Let’s be honest, Wyke is far from the perfect centre forward but being the only striker at the club to show any signs of life this season it’s easy to see why Lee Johnson has put faith in him since he arrived at the club. It looks like Wyke is starting to get back to the player he was at Bradford.

However, there are misconceptions about the type of player Charlie Wyke is. In the past couple of seasons, he has been utilised as a lone target man or as a battering ram upfront. It’s clear to see that Wyke is more of a poacher and prefers the ball at his feet, which is rather deceiving when you consider his height and physical presence.

He also likes to have a partner up top with him. For quite a while before this game Wyke has been isolated upfront and it has made him look like a poorer player than he is. Although, he must absolutely improve his first touch.

 

Return of the Willis

This game signalled the return of league action for arguably one of Sunderland’s most important players in Jordan Willis. Even after one game Willis has made a marked impact on the solidarity of the Sunderland defence.

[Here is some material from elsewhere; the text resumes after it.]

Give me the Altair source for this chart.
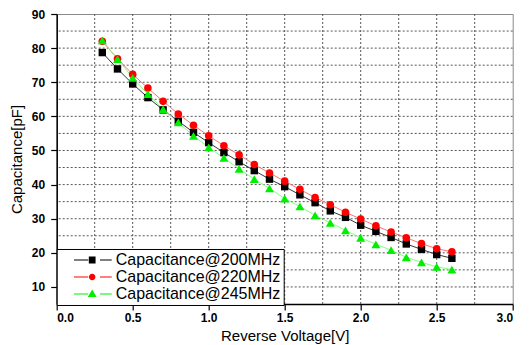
import altair as alt
import pandas as pd

voltage = [0.3, 0.4, 0.5, 0.6, 0.7, 0.8, 0.9, 1.0, 1.1, 1.2, 1.3, 1.4,
           1.5, 1.6, 1.7, 1.8, 1.9, 2.0, 2.1, 2.2, 2.3, 2.4, 2.5, 2.6]
c200 = [78.7, 73.9, 69.5, 65.5, 61.9, 58.6, 55.3, 52.3, 49.4, 46.7, 44.1, 41.6,
        39.4, 37.0, 34.7, 32.3, 30.4, 28.1, 26.3, 24.5, 22.6, 21.0, 19.5, 18.4]
c220 = [82.0, 76.9, 72.3, 68.3, 64.4, 60.7, 57.4, 54.3, 51.4, 48.7, 45.9, 43.4,
        41.0, 38.6, 36.2, 34.1, 31.9, 29.9, 27.9, 26.1, 24.4, 22.7, 21.2, 20.3]
c245 = [82.3, 76.8, 71.3, 66.5, 62.1, 58.2, 54.3, 50.9, 47.8, 44.6, 41.6, 38.9,
        35.9, 33.6, 31.0, 28.8, 26.6, 24.4, 22.5, 20.8, 18.7, 17.2, 15.9, 15.1]
series = ["Capacitance@200MHz", "Capacitance@220MHz", "Capacitance@245MHz"]
x_grid = [0.25, 0.5, 0.75, 1.0, 1.25, 1.5, 1.75, 2.0, 2.25, 2.5, 2.75]
y_grid = [10, 15, 20, 25, 30, 35, 40, 45, 50, 55, 60, 65, 70, 75, 80, 85]
x_ticks = [0.0, 0.5, 1.0, 1.5, 2.0, 2.5, 3.0]
y_ticks = [10, 20, 30, 40, 50, 60, 70, 80, 90]

rows = []
for name, vals in zip(series, [c200, c220, c245]):
    for v, c in zip(voltage, vals):
        rows.append({"V": v, "C": c, "series": name})
df = pd.DataFrame(rows)

marker_colors = ["#000000", "#ff0000", "#00ee00"]
line_colors = ["#333333", "#ff7070", "#80ff80"]
FONT = "Liberation Sans"

x_scale = alt.Scale(domain=[0, 3], nice=False)
y_scale = alt.Scale(domain=[5, 90], nice=False)
x_axis = alt.Axis(values=x_ticks, title="Reverse Voltage[V]", format=".1f", grid=False,
                  tickSize=6, labelPadding=3, titlePadding=5)
y_axis = alt.Axis(values=y_ticks, title="Capacitance[pF]", format="d", grid=False,
                  tickSize=6, labelPadding=6, titlePadding=7)
x_enc = alt.X("V:Q", scale=x_scale, axis=x_axis)
y_enc = alt.Y("C:Q", scale=y_scale, axis=y_axis)

grid_dash = [2, 2]
vgrid = alt.Chart(pd.DataFrame({"g": x_grid})).mark_rule(
    color="#555555", strokeWidth=1, strokeDash=grid_dash
).encode(x=alt.X("g:Q", scale=x_scale, axis=x_axis))
hgrid = alt.Chart(pd.DataFrame({"g": y_grid})).mark_rule(
    color="#555555", strokeWidth=1, strokeDash=grid_dash
).encode(y=alt.Y("g:Q", scale=y_scale, axis=y_axis))

base = alt.Chart(df)

line_layers = []
for name, col in zip(series, line_colors):
    line_layers.append(
        base.transform_filter(alt.datum.series == name)
        .mark_line(strokeWidth=1, color=col)
        .encode(x=x_enc, y=y_enc)
    )

shapes = ["square", "circle", "triangle-up"]
sizes = [55, 58, 80]
point_layers = []
for name, col, shp, sz in zip(series, marker_colors, shapes, sizes):
    point_layers.append(
        base.transform_filter(alt.datum.series == name)
        .mark_point(filled=True, shape=shp, size=sz, color=col, opacity=1, strokeWidth=0)
        .encode(x=x_enc, y=y_enc)
    )

leg_line = "M-0.45,-0.02H0.1V0.02H-0.45Z M0.55,-0.02H1V0.02H0.55Z "
leg_shapes = [
    leg_line + "M0.12,-0.13H0.38V0.13H0.12Z",
    leg_line + "M0.125,0A0.125,0.125,0,1,1,0.375,0A0.125,0.125,0,1,1,0.125,0Z",
    leg_line + "M0.08,0.12L0.25,-0.17L0.42,0.12Z",
]
legend = alt.Legend(
    title=None, orient="none", legendX=0, legendY=235,
    labelFont=FONT, labelFontSize=16, labelColor="#000000", labelLimit=400,
    symbolSize=2704, symbolStrokeWidth=0, symbolOpacity=1, clipHeight=16, rowPadding=1,
    labelOffset=4, padding=3, strokeColor="#000000", fillColor="#ffffff",
    cornerRadius=0,
)
legend_layer = base.transform_filter("false").mark_point(filled=True, opacity=1).encode(
    x=x_enc, y=y_enc,
    color=alt.Color("series:N", scale=alt.Scale(domain=series, range=marker_colors), legend=legend),
    shape=alt.Shape("series:N", scale=alt.Scale(domain=series, range=leg_shapes), legend=legend),
)

chart = alt.layer(vgrid, hgrid, *line_layers, *point_layers, legend_layer).properties(
    width=456, height=290,
    autosize=alt.AutoSizeParams(type="none"),
    padding={"left": 48.7, "top": 6, "right": 8, "bottom": 41},
    background="#ffffff",
).configure_view(
    stroke="#8a8a8a", strokeWidth=1
).configure_axis(
    labelFont=FONT, labelFontSize=12, labelFontWeight="bold", labelColor="#000000",
    titleFont=FONT, titleFontSize=15, titleFontWeight="normal", titleColor="#000000",
    domainColor="#000000", domainWidth=1.5, tickColor="#000000", tickWidth=1.2,
)

chart.save("out.html", embed_options={"renderer": "svg", "actions": False})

It is no coincidence that Willis' return to the side has resulted in the team keeping a clean sheet; in all competitions this season, Sunderland have kept 7 clean sheets while Willis has been present on the pitch and only 4 without him.

He has built a very good understanding with fellow centre half Bailey Wright over the past year and this was especially evident yesterday. I will not go has far as saying it was Kone and Kaboul level, but this is definitely a strong foundation to build the team on.

Joe Pigott, who is League 1’s third top goalscorer, was pocketed with ease by Willis and Wright. Watching this game, you would not think that Wimbledon’s rangy striker had already scored 10 goals.

Wright has not been as reliable since Willis was injured; having that pace and composure along side him will hopefully end the succession of sloppy goals the Black Cats have conceded in recent times.

 

80 minutes of nothing

Although Sunderland ran out 3-0 winners against The Dons; the score line flatters the Black Cats. They started the game very brightly, creating openings which eventually led to Elliot Embleton producing an excellent throughball to Aiden O’Brien, who the squared to Wyke to score the first goal.

At that point, many fans thought that would signal a very entertaining affair. They could not be more wrong.

The next 80 minutes were an extremely painful viewing. Both teams produced precious little before Wyke scored his second of the game. He was only really allowed this chance due to Wimbledon’s desperation to get back into the game which left them stretched at the back.

Sunderland had the majority of possession for most of the match but failed to capitalise on it. A lot of their play was one paced until the energetic Jack Diamond entered the pitch late into the second half.

The lack of ability to make forward passes just highlights even more the job Lee Johnson has on his hands to strengthen his squad in the next fortnight before the January Window slams shut. The new 4-2-2-2 formation that Johnson introduced last Tuesday has helped to speed up the play but the same problems still lie beneath the surface.